Network covalent solids are crystalline solids that are made up of a vast three-dimensional network of individual atoms held together by strong covalent bonds.

Examples of network covalent solids include diamond, which has a continuous network of carbon atoms, and quartz, which has a continuous network of silicon and oxygen atoms.

The extremely strong covalent forces between the atoms make these solids hard with very high melting points.

For example, in diamond, each carbon atom is sp³ hybridized and connected tetrahedrally to four neighboring carbon atoms via single covalent bonds.

This strongly interconnected network accounts for the unusual hardness of diamond and its very high melting point. Diamond is a poor electrical conductor, as there are no delocalized electrons.

In quartz, each silicon atom is bonded to four oxygen atoms, and each oxygen atom is shared between a pair of silicon atoms. The strong silicon–oxygen covalent bonding results in the hardness and high melting point of quartz.

Graphite is an unusual network covalent solid because it is soft and conducts electricity.
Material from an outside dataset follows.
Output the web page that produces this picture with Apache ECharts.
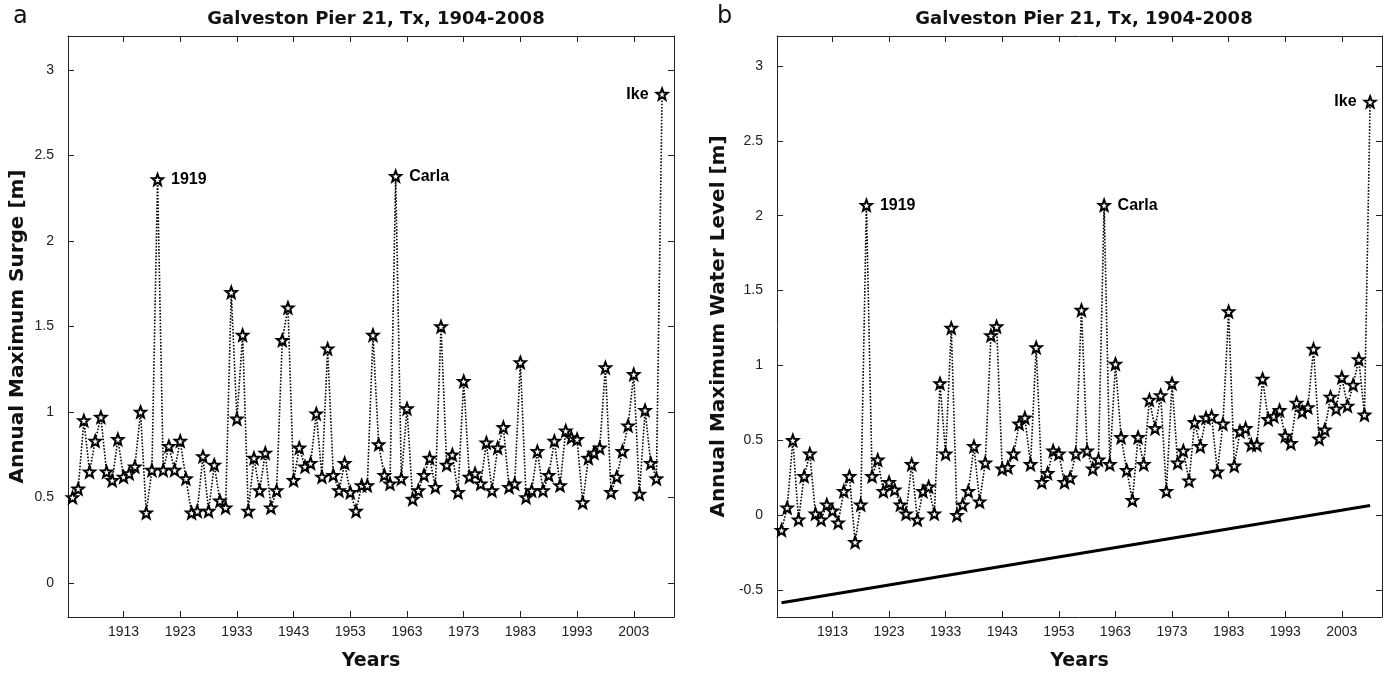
<!DOCTYPE html>
<html>
<head>
<meta charset="utf-8">
<script src="https://cdn.jsdelivr.net/npm/echarts@6/dist/echarts.min.js"></script>
<style>
  html, body { margin: 0; padding: 0; background: #fff; }
  #chart { width: 1392px; height: 676px; }
</style>
</head>
<body>
<div id="chart"></div>
<script>
// annual values, one per year starting at firstYear
const firstYear = 1904
const surge = [
  0.50, 0.55, 0.95, 0.65, 0.83, 0.97, 0.65, 0.60, 0.84, 0.62, // 1904-1913
  0.64, 0.68, 1.00, 0.41, 0.66, 2.36, 0.66, 0.80, 0.66, 0.83, // 1914-1923
  0.61, 0.41, 0.42, 0.74, 0.42, 0.69, 0.48, 0.44, 1.70, 0.96, // 1924-1933
  1.45, 0.42, 0.73, 0.54, 0.76, 0.44, 0.54, 1.42, 1.61, 0.60, // 1934-1943
  0.79, 0.68, 0.70, 0.99, 0.62, 1.37, 0.63, 0.54, 0.70, 0.53, // 1944-1953
  0.42, 0.57, 0.57, 1.45, 0.81, 0.63, 0.58, 2.38, 0.61, 1.02, // 1954-1963
  0.49, 0.54, 0.63, 0.73, 0.56, 1.50, 0.69, 0.75, 0.53, 1.18, // 1964-1973
  0.62, 0.64, 0.58, 0.82, 0.54, 0.79, 0.91, 0.56, 0.58, 1.29, // 1974-1983
  0.50, 0.54, 0.77, 0.54, 0.63, 0.83, 0.57, 0.89, 0.85, 0.84, // 1984-1993
  0.47, 0.73, 0.76, 0.79, 1.26, 0.53, 0.62, 0.77, 0.92, 1.22, // 1994-2003
  0.52, 1.01, 0.70, 0.61, 2.86                                // 2004-2008
]
const waterLevel = [
  -0.10, 0.05, 0.50, -0.03, 0.26, 0.41, 0.01, -0.03, 0.07, 0.03, // 1904-1913
  -0.05, 0.16, 0.26, -0.18, 0.07, 2.07, 0.26, 0.37, 0.16, 0.22,  // 1914-1923
  0.17, 0.07, 0.01, 0.34, -0.03, 0.16, 0.19, 0.01, 0.88, 0.41,   // 1924-1933
  1.25, 0.00, 0.07, 0.16, 0.46, 0.09, 0.35, 1.20, 1.26, 0.31,    // 1934-1943
  0.32, 0.41, 0.61, 0.65, 0.34, 1.12, 0.22, 0.28, 0.43, 0.41,    // 1944-1953
  0.22, 0.25, 0.41, 1.37, 0.43, 0.31, 0.37, 2.07, 0.34, 1.01,    // 1954-1963
  0.52, 0.30, 0.10, 0.52, 0.34, 0.77, 0.58, 0.80, 0.16, 0.88,    // 1964-1973
  0.35, 0.43, 0.23, 0.62, 0.46, 0.65, 0.66, 0.29, 0.61, 1.36,    // 1974-1983
  0.33, 0.56, 0.58, 0.47, 0.47, 0.91, 0.64, 0.66, 0.70, 0.53,    // 1984-1993
  0.48, 0.75, 0.69, 0.72, 1.11, 0.51, 0.57, 0.79, 0.71, 0.92,    // 1994-2003
  0.73, 0.87, 1.04, 0.67, 2.76                                   // 2004-2008
]
// sea level trend line (end points)
const trendYears = [1904, 2008]
const trendValues = [-0.585, 0.065]

// named storms
const stormYears = [1919, 1961, 2008]
const stormNames = ['1919', 'Carla', 'Ike']

const xTicks = [1913, 1923, 1933, 1943, 1953, 1963, 1973, 1983, 1993, 2003]
const yTicksA = [0, 0.5, 1, 1.5, 2, 2.5, 3]
const yTicksB = [-0.5, 0, 0.5, 1, 1.5, 2, 2.5, 3]

const titleText = 'Galveston Pier 21, Tx, 1904-2008'
const FONT = 'DejaVu Sans'
const TICKFONT = 'Liberation Sans'

const star = 'path://M10,0 L12.47,6.6 L19.51,6.91 L13.99,11.3 L15.88,18.09 L10,14.2 L4.12,18.09 L6.01,11.3 L0.49,6.91 L7.53,6.6 Z'

const grids = [
  { left: 68, top: 36, width: 606, height: 581, outerBoundsMode: 'none', containLabel: false },
  { left: 777, top: 36, width: 605, height: 581, outerBoundsMode: 'none', containLabel: false }
]

function pointsOf(values) {
  return values.map((v, i) => {
    const year = firstYear + i
    const k = stormYears.indexOf(year)
    const item = { value: [year, v] }
    if (k >= 0) {
      item.label = {
        show: true,
        formatter: stormNames[k],
        position: stormNames[k] === 'Ike' ? 'left' : 'right',
        distance: 7,
        fontFamily: TICKFONT,
        fontWeight: 'bold',
        fontSize: 16,
        color: '#000'
      }
    }
    return item
  })
}

function xAxes(gi) {
  const base = {
    type: 'value', gridIndex: gi, min: 1903.2, max: 2010.1,
    splitLine: { show: false },
    axisLine: { onZero: false, lineStyle: { color: '#222', width: 1 } },
    axisTick: { inside: true, length: 6, customValues: xTicks, lineStyle: { color: '#222' } }
  }
  return [
    Object.assign({}, base, {
      position: 'bottom',
      name: 'Years', nameLocation: 'middle', nameGap: 35,
      nameTextStyle: { fontFamily: FONT, fontWeight: 'bold', fontSize: 19, color: '#111' },
      axisLabel: {
        customValues: xTicks, formatter: v => String(v),
        fontFamily: TICKFONT, fontSize: 14, color: '#222', margin: 8
      }
    }),
    Object.assign({}, base, { position: 'top', axisLabel: { show: false } })
  ]
}

function yAxes(gi, min, ticks, name, gap) {
  const base = {
    type: 'value', gridIndex: gi, min: min, max: 3.2,
    splitLine: { show: false },
    axisLine: { onZero: false, lineStyle: { color: '#222', width: 1 } },
    axisTick: { inside: true, length: 6, customValues: ticks, lineStyle: { color: '#222' } }
  }
  return [
    Object.assign({}, base, {
      position: 'left',
      name: name, nameLocation: 'middle', nameGap: gap,
      nameTextStyle: { fontFamily: FONT, fontWeight: 'bold', fontSize: 20, color: '#111' },
      axisLabel: { customValues: ticks, fontFamily: TICKFONT, fontSize: 14, color: '#222', margin: 14 }
    }),
    Object.assign({}, base, { position: 'right', axisLabel: { show: false } })
  ]
}

function stormSeries(values, gi) {
  return {
    type: 'line',
    xAxisIndex: gi * 2, yAxisIndex: gi * 2,
    data: pointsOf(values),
    symbol: star, symbolSize: 11,
    lineStyle: { type: 'dotted', width: 1.6, color: '#000' },
    itemStyle: { color: '#fff', borderColor: '#000', borderWidth: 2 },
    emphasis: { disabled: true },
    animation: false,
    z: 3
  }
}

const chart = echarts.init(document.getElementById('chart'))
chart.setOption({
  animation: false,
  backgroundColor: '#fff',
  title: [
    { text: titleText, left: 371, top: 5, textAlign: 'center',
      textStyle: { fontFamily: FONT, fontWeight: 'bold', fontSize: 18, color: '#111' } },
    { text: titleText, left: 1079, top: 5, textAlign: 'center',
      textStyle: { fontFamily: FONT, fontWeight: 'bold', fontSize: 18, color: '#111' } },
    { text: 'a', left: 8, top: 0, textStyle: { fontFamily: FONT, fontWeight: 'normal', fontSize: 24, color: '#111' } },
    { text: 'b', left: 712, top: 0, textStyle: { fontFamily: FONT, fontWeight: 'normal', fontSize: 24, color: '#111' } }
  ],
  grid: grids,
  xAxis: [...xAxes(0), ...xAxes(1)],
  yAxis: [
    ...yAxes(0, -0.2, yTicksA, 'Annual Maximum Surge [m]', 40),
    ...yAxes(1, -0.68, yTicksB, 'Annual Maximum Water Level [m]', 48)
  ],
  series: [
    stormSeries(surge, 0),
    stormSeries(waterLevel, 1),
    {
      type: 'line',
      xAxisIndex: 2, yAxisIndex: 2,
      data: trendYears.map((y, i) => [y, trendValues[i]]),
      symbol: 'none',
      lineStyle: { color: '#000', width: 3 },
      z: 2
    }
  ]
})
</script>
</body>
</html>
Like diamond, graphite is an allotrope of carbon, meaning that the two materials are composed of carbon atoms in different three-dimensional arrangements.

In graphite, carbon atoms are arranged in layers of interconnected hexagonal rings. Within each layer, each carbon atom is sp² hybridized and is covalently bonded to three neighboring carbon atoms.

The nonbonding electrons are delocalized across the entire layer, making graphite a good electrical conductor. However, these layers are only held together by weak dispersion forces.

Consequently, the layers can slide past each other, making graphite soft and flaky.

This is why graphite is used in pencils: the layers of carbon are easily transferred to the paper.